WORK REQUIRED = Exactly the lines from the line with "Emit a Python" to the line with "positions = list(range(-38, 39))" should be extracted, both included, with no other lines.

INPUT =
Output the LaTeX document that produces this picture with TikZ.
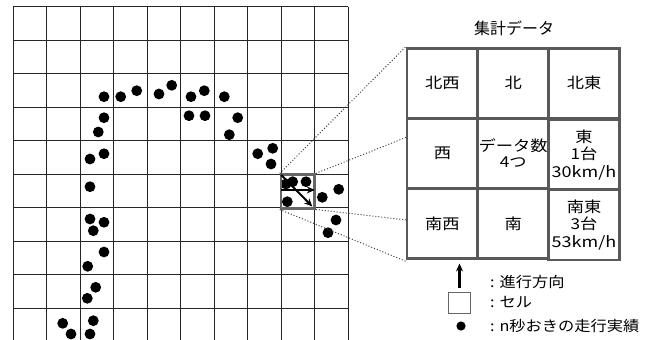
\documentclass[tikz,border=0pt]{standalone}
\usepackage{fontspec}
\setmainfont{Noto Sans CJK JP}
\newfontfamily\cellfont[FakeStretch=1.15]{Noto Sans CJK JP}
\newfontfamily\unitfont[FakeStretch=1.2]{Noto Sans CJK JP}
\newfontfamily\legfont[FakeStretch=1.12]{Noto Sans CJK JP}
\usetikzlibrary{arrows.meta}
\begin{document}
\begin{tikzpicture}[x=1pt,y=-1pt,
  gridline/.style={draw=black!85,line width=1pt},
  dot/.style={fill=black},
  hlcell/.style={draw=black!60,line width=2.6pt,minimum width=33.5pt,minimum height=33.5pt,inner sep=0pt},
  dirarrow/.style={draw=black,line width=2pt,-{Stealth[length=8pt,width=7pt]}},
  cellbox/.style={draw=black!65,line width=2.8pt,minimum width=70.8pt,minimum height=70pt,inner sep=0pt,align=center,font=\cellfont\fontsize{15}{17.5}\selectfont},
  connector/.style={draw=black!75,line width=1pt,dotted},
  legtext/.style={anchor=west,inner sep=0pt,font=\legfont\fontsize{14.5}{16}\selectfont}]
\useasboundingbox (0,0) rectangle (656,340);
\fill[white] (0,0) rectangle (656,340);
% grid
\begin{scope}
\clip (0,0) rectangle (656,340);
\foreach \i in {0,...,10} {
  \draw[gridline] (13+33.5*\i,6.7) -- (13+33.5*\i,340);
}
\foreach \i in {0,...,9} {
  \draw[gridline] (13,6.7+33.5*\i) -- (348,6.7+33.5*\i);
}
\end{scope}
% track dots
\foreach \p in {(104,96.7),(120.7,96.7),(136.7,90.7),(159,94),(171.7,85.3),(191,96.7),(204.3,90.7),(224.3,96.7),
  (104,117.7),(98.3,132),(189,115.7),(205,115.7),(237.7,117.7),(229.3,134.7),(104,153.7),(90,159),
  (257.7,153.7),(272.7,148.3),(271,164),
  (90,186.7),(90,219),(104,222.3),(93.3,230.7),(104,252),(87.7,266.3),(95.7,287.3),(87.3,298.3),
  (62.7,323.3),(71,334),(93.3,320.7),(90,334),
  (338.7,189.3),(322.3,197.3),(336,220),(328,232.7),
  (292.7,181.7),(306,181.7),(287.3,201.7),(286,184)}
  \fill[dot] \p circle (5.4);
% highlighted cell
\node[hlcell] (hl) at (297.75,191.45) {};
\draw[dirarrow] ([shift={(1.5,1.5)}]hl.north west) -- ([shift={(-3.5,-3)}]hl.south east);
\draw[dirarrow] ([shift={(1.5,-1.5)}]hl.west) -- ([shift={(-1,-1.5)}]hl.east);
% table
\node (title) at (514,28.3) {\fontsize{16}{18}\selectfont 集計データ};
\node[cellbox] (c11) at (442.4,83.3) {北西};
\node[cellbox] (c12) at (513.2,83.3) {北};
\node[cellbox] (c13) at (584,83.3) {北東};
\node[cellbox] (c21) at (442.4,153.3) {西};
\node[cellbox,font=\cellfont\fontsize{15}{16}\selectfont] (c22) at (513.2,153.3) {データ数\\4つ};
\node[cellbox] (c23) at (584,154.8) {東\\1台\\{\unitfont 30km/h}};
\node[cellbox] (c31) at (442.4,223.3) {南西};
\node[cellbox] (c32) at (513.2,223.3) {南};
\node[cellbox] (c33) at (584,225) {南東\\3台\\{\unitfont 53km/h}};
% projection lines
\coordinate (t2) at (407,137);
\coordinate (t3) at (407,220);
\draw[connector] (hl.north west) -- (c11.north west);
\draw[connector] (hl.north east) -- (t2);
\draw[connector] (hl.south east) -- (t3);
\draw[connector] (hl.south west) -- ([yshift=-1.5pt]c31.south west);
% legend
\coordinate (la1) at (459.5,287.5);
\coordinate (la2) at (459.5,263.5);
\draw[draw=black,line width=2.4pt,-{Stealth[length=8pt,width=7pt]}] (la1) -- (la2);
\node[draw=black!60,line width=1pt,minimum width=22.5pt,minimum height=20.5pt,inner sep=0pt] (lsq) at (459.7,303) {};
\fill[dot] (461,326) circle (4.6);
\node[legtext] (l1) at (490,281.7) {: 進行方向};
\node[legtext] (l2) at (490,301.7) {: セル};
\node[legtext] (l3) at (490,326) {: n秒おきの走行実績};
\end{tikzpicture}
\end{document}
--
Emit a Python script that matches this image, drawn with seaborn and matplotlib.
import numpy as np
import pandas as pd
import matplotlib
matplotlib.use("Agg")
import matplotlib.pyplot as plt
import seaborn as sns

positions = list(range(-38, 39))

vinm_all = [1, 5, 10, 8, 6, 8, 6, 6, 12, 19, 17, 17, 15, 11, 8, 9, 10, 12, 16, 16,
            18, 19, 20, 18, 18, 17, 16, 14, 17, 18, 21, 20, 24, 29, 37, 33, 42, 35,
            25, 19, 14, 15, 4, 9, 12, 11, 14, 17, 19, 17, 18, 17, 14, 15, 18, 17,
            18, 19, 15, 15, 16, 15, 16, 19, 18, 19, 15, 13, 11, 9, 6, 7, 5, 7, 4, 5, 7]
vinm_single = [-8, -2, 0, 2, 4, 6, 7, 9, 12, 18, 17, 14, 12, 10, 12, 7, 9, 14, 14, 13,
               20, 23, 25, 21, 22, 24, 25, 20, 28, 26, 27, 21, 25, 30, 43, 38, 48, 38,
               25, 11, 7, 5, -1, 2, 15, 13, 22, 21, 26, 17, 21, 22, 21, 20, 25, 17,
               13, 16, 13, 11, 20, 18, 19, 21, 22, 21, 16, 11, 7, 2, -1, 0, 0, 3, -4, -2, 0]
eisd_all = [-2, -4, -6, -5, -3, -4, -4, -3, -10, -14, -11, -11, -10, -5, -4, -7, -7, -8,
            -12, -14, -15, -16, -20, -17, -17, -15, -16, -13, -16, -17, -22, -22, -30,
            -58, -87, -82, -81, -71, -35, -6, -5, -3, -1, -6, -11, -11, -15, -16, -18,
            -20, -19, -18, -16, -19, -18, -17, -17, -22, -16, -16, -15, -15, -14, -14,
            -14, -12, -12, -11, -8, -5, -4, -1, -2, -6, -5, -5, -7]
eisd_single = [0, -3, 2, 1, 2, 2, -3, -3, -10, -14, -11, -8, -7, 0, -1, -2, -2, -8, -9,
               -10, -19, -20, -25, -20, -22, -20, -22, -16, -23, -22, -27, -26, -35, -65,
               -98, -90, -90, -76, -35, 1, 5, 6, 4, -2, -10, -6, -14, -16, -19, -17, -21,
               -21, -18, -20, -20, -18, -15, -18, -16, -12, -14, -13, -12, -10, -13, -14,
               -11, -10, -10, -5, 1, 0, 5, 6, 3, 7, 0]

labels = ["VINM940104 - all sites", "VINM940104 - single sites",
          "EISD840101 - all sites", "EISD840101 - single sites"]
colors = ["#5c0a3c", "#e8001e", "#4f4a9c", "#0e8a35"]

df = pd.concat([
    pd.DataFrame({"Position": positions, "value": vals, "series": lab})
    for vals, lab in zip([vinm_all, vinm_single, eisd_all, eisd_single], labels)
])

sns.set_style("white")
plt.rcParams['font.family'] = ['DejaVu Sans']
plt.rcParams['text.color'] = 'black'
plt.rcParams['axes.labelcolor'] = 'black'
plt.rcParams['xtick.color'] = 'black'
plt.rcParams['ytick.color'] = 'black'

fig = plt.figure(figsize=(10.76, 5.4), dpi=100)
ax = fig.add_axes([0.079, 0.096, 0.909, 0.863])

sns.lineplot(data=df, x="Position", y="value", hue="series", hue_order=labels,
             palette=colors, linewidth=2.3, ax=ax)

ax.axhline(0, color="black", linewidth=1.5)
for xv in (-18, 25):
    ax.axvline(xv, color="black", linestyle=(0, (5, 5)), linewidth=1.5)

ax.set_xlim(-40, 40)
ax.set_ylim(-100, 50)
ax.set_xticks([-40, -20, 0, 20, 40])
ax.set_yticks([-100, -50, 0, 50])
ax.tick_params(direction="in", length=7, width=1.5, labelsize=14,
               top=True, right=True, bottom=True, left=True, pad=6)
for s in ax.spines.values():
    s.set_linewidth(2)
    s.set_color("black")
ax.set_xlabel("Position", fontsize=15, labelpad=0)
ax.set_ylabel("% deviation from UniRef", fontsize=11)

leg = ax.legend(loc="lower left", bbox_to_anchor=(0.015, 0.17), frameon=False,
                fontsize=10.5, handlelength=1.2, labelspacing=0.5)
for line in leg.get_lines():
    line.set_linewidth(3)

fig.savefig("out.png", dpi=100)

FULL SOLUTION =
Emit a Python script that matches this image, drawn with seaborn and matplotlib.
import numpy as np
import pandas as pd
import matplotlib
matplotlib.use("Agg")
import matplotlib.pyplot as plt
import seaborn as sns

positions = list(range(-38, 39))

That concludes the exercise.